L’aggressività militare turca si fonda, infatti, su due capisaldi: una riedizione in versione islamica della guerra al terrorismo coniata dai Think Tank statunitensi e la designazione delle invasioni come missioni di pace: i nomi delle aggressioni al Kurdistan siriano sono stati “Ramoscello d’ulivo” (2018) e “Sorgente di pace” (2019). Si tratta di locuzioni ispirate alla retorica dell’occidente ai tempi delle invasioni dell’Afghanistan e dell’Iraq, che contribuirono a provocare il clima di rivalsa islamica cavalcato da Erdoğan, la cui ascesa iniziò nel 2002. Questa riedizione riveduta della “guerra al terrore” ha provocato contraddizioni nella Nato: per Erdoğan i jihadisti siriani vanno considerati una polizia internazionale contro le donne curde “terroriste” e “infedeli”, mentre gli altri paesi hanno un’ottica del tutto diversa, se non capovolta; e proprio l’ossessione di Erdoğan per i curdi ha provocato anche la sua ultima giravolta nella vicenda che riguarda George Floyd.

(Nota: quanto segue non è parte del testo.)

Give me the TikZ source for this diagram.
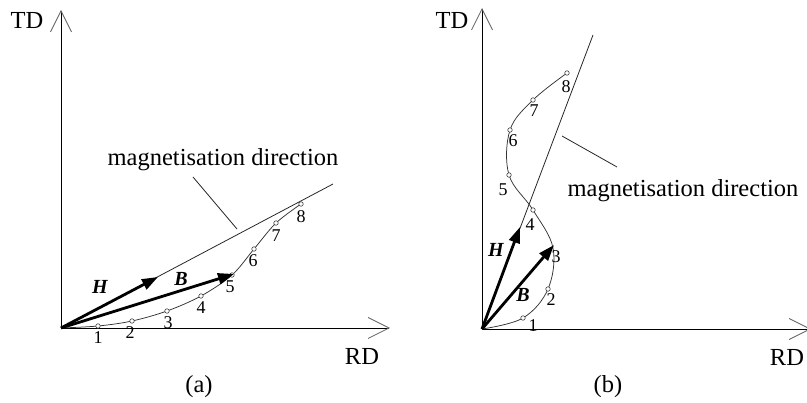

Trump, il primo giugno, ha twittato di voler dichiarare terrorista il movimento antifascista americano, accusato di aver fomentato i disordini, e il ministro degli esteri turco Mevlüt Çavuşoğlu ne ha approfittato per far presente che le Unità di protezione popolare curdo-siriane (Ypg), militarmente alleate degli Stati Uniti nella guerra all’Isis, vedono al loro interno militanti europei o americani che esibiscono stemmi e vessilli “Antifa”. L’8 giugno, in una telefonata, Erdoğan è tornato a chiedere a Trump per questa ragione di inserire le Ypg nella delle organizzazioni terroristiche: troppo vicine ad alcuni degli animatori di Black Lives Matter. C’è una coerenza: a porre fine alle ingiustizie, in Medio Oriente come nel resto del mondo, non possono essere valori pluralisti, secolari e alieni dal tradizionalismo, ma solo l’interpretazione militarista di una «civiltà islamica» che cerchi l’intesa con la destra bianca e xenofoba per accordarsi su qual è il rispettivo nemico “interno” – ossia, sotto diverse forme, lo stesso. Tutto il mondo è paese quando si tratta di svuotare di senso parole come “pace” e “terrore”; e il risultato è che oggi, a occidente come a oriente, “antifascismo” viene accostato a “terrorismo”.